LUFKIN, TX (KTRE) - Lufkin leaders came together Monday to remember Martin Luther King Jr., and other civil rights leaders. The community leaders also wanted to send a message to our region that despite recent race-related incidents around the country, the East Texas community stands for unity.
Lufkin resident Rev. Bettie Kennedy dressed up as Rosa Parks Monday for the Lufkin Hope Center's Martin Luther King Jr. program. The 83-year-old woman lived through the civil rights movement.
"I am the granddaughter of a slave,” said Rev. Kennedy. “I know what it feels like to be segregated."
Kennedy took on the role so she could educate the younger generation on this important chapter of U.S. history. She says that people like Martin Luther King Jr. and Rosa Parks did a lot for freedom but our nation is far from free today.
Pastor John Fulbright was young when the civil rights movement took place but remembers some aspects of the time.
"People bleed and died for freedom,” said Fulbright. “I remember when we integrated into the school system. I was too young to understand it then but old enough to appreciate it now.”
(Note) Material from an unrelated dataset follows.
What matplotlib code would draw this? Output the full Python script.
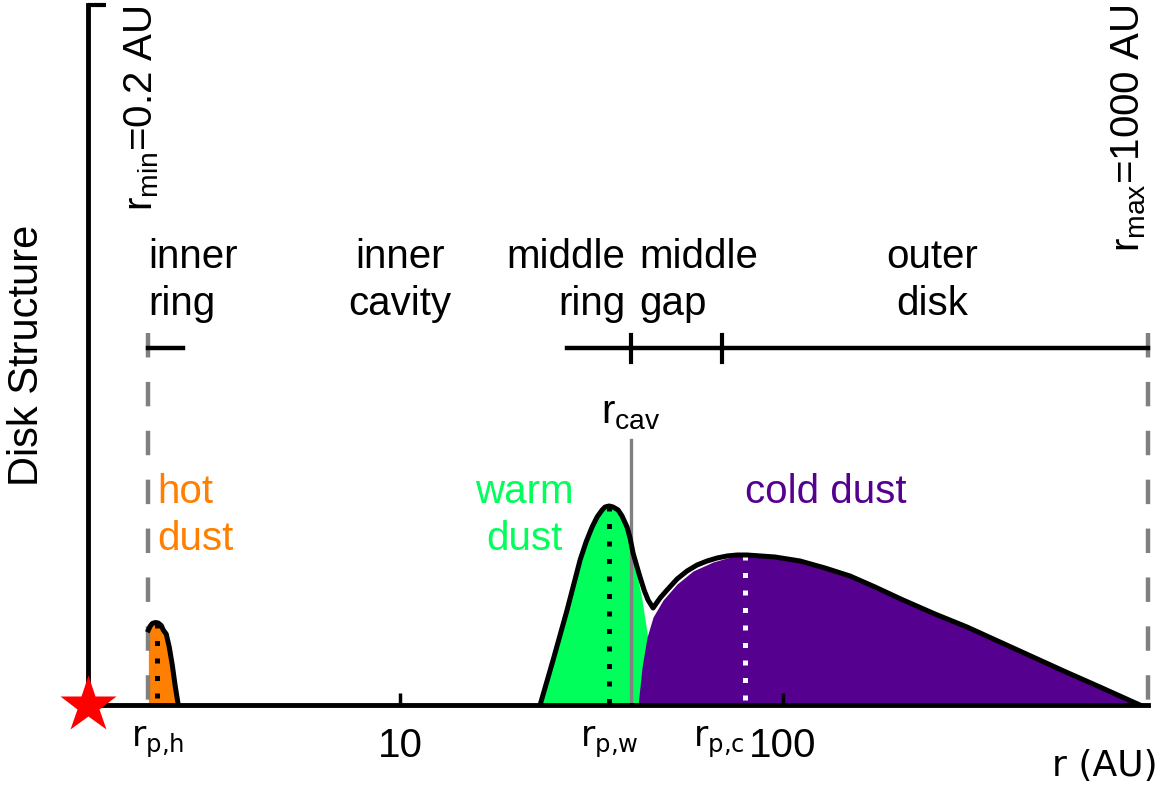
import matplotlib.pyplot as plt
from matplotlib.ticker import NullLocator

plt.rcParams['font.family'] = ['Liberation Sans', 'DejaVu Sans']

# radii in AU as placed on the sketch, heights in arbitrary units
r_axis = [1.53, 898]
r_min_pos = 2.2
r_max_pos = 898
r_ring_end = 2.71
r_mid_start = 27.3
r_cav = 40.0
r_gap = 69.3
r_ph, r_pw, r_pc = 2.32, 35.1, 79.6
h_ph, h_pw, h_pc = 82, 199, 150

hot_r = [2.20, 2.225, 2.252, 2.293, 2.334, 2.377, 2.406, 2.449, 2.494, 2.540,
         2.585, 2.633]
hot_h = [75, 79, 81.5, 82.5, 82, 79.5, 75, 71, 58, 40, 19, 0]

warm_r = [23.20, 25.09, 27.29, 29.51, 30.59, 31.72, 32.69, 33.69, 34.30, 35.14,
          35.98, 37.09, 37.98, 39.14, 39.86, 40.58, 41.57, 42.84, 44.15, 44.95, 45.77]
warm_h = [0, 45, 95, 145, 163, 178, 188, 195, 198, 199,
          198, 195, 189, 178, 167, 152, 130, 105, 72, 45, 0]

cold_r = [41.82, 42.84, 44.15, 45.77, 48.61, 52.88, 58.21, 65.65, 71.42, 75.84,
          80.54, 95.3, 110.8, 128.7, 149.6, 173.9, 205.8, 249.4, 302.3, 368.7,
          449.5, 548.2, 672.5, 855.2]
cold_h = [0, 38, 68, 88, 105, 121, 134, 143, 147, 149,
          150, 148, 144, 137, 129, 118, 105, 91, 78, 63,
          48, 33, 18, 0]

total_r = [23.20, 25.09, 27.29, 29.51, 30.59, 31.72, 32.69, 33.69, 34.30, 35.14,
           35.98, 37.09, 37.98, 39.14, 39.86, 40.58, 41.57, 42.32, 43.36, 44.41,
           45.77, 47.74, 49.79, 52.88, 56.15, 59.63, 63.33, 67.25, 71.42, 75.84,
           80.54, 95.3, 110.8, 128.7, 149.6, 173.9, 205.8, 249.4, 302.3, 368.7,
           449.5, 548.2, 672.5, 855.2]
total_h = [0, 45, 95, 145, 163, 178, 188, 195, 198, 199,
           198, 195, 189, 178, 167, 152, 138, 128, 115, 105,
           97, 107, 115, 126, 134, 140, 144, 147, 149, 150,
           150, 148, 144, 137, 129, 118, 105, 91, 78, 63,
           48, 33, 18, 0]

hot_c = '#FF7F00'
warm_c = '#00FF5A'
cold_c = '#560090'
grey = '#808080'

fig = plt.figure(figsize=(11.67, 7.87), dpi=100)
ax = fig.add_axes([88 / 1167, 82 / 787, 1060 / 1167, 700 / 787])
ax.set_xscale('log')
ax.set_xlim(r_axis)
ax.set_ylim(0, 700)

# dust components
ax.fill_between(hot_r, hot_h, 0, color=hot_c, lw=0, zorder=1)
ax.fill_between(warm_r, warm_h, 0, color=warm_c, lw=0, zorder=1)
ax.fill_between(cold_r, cold_h, 0, color=cold_c, lw=0, zorder=1.5)

ax.plot([r_cav, r_cav], [265, 0], color=grey, lw=2.4, zorder=2)

ax.plot([r_ph, r_ph], [h_ph, 0], color='k', lw=3.6, ls=(0, (1, 2.5)), zorder=2)
ax.plot([r_pw, r_pw], [h_pw, 0], color='k', lw=3.6, ls=(0, (1, 2.5)), zorder=2)
ax.plot([r_pc, r_pc], [h_pc, 0], color='white', lw=3.6, ls=(0, (1, 2.5)), zorder=2)

ax.plot(hot_r, hot_h, color='k', lw=3.6, solid_joinstyle='round', zorder=3)
ax.plot(total_r, total_h, color='k', lw=3.6, solid_joinstyle='round', zorder=3)

# rmin / rmax boundaries
for r in (r_min_pos, r_max_pos):
    ax.plot([r, r], [372, 0], color=grey, lw=3.2, ls=(0, (5.5, 5.5)), zorder=2,
            clip_on=False)

# structure bars
ax.plot([r_min_pos, r_ring_end], [357, 357], color='k', lw=3.2, zorder=3)
ax.plot([r_mid_start, r_max_pos], [357, 357], color='k', lw=3.2, zorder=3,
        clip_on=False)
for r in (r_cav, r_gap):
    ax.plot([r, r], [343, 370], color='k', lw=3.0, zorder=3)

ax.plot(r_axis[0], 0, marker='*', ms=43, color='red', mec='none',
        clip_on=False, zorder=10)

for side in ('top', 'right'):
    ax.spines[side].set_visible(False)
for side in ('left', 'bottom'):
    ax.spines[side].set_linewidth(3.5)

ax.set_xticks([10, 100])
ax.set_xticklabels(['10', '100'])
ax.xaxis.set_minor_locator(NullLocator())
ax.tick_params(axis='x', direction='in', length=8.5, width=2.5, pad=16,
               labelsize=29)
ax.set_yticks([700])
ax.tick_params(axis='y', direction='in', length=13, width=3, labelleft=False)

fs = 29
top_y = 467
ax.text(r_min_pos, top_y, 'inner\nring', ha='left', va='top', fontsize=fs,
        linespacing=1.3)
ax.text(10, top_y, 'inner\ncavity', ha='center', va='top', fontsize=fs,
        linespacing=1.3)
ax.annotate('middle\nring', (r_cav, top_y), xytext=(-4, 0),
            textcoords='offset points', ha='right', va='top', fontsize=fs,
            linespacing=1.3)
ax.annotate('middle\ngap', (r_cav, top_y), xytext=(6, 0),
            textcoords='offset points', ha='left', va='top', fontsize=fs,
            linespacing=1.3)
ax.text(245, top_y, 'outer\ndisk', ha='center', va='top', fontsize=fs,
        linespacing=1.3)

ax.text(r_ph, 232, 'hot\ndust', ha='left', va='top', fontsize=fs,
        linespacing=1.3, color=hot_c)
ax.text(21.1, 232, 'warm\ndust', ha='center', va='top', fontsize=fs,
        linespacing=1.3, color=warm_c)
ax.text(r_pc, 202, 'cold dust', ha='left', va='baseline', fontsize=fs,
        color=cold_c)

ax.text(r_cav, 282, r'$\mathregular{r_{cav}}$', ha='center', va='baseline',
        fontsize=fs)

ax.annotate(r'$\mathregular{r_{min}}$=0.2 AU', (r_min_pos, 700), xytext=(-5, 0),
            textcoords='offset points', ha='center', va='top', rotation=90,
            fontsize=fs, annotation_clip=False)
ax.annotate(r'$\mathregular{r_{max}}$=1000 AU', (r_max_pos, 700), xytext=(-14, 0),
            textcoords='offset points', ha='center', va='top', rotation=90,
            fontsize=fs, annotation_clip=False)

bfs = 25
ax.text(r_ph, -42, r'$\mathregular{r_{p{,}h}}$', ha='center', va='baseline',
        fontsize=bfs, family='DejaVu Sans', clip_on=False)
ax.text(r_pw, -42, r'$\mathregular{r_{p{,}w}}$', ha='center', va='baseline',
        fontsize=bfs, family='DejaVu Sans', clip_on=False)
ax.text(r_pc, -42, r'$\mathregular{r_{p{,}c}}$', ha='right', va='baseline',
        fontsize=bfs, family='DejaVu Sans', clip_on=False)
ax.text(1.0094, -0.101, 'r (AU)', transform=ax.transAxes, ha='right',
        va='baseline', fontsize=26, family='DejaVu Sans')

fig.text(27 / 1167, 1 - 355 / 787, 'Disk Structure', rotation=90, ha='center',
         va='center', fontsize=30)

fig.savefig('out.png', dpi=100)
He adds that racism is still a problem in our country today. He says incidents like Ferguson showcase how our nation is still battling racism.
That why pastor Clifford Olford decided to host Monday's program to help alleviate the social tension in our community.
“As community leaders it's our job is to diffuse the situation and not add fuel to the fire,” said Oldford
Fulbright says despite the negative events that happened in Ferguson something good things has come out of it.
"People have come together. People of all races have combined forces.” Fulbright said.
Both pastors say for our nation to be free from prejudices everyone needs to come together.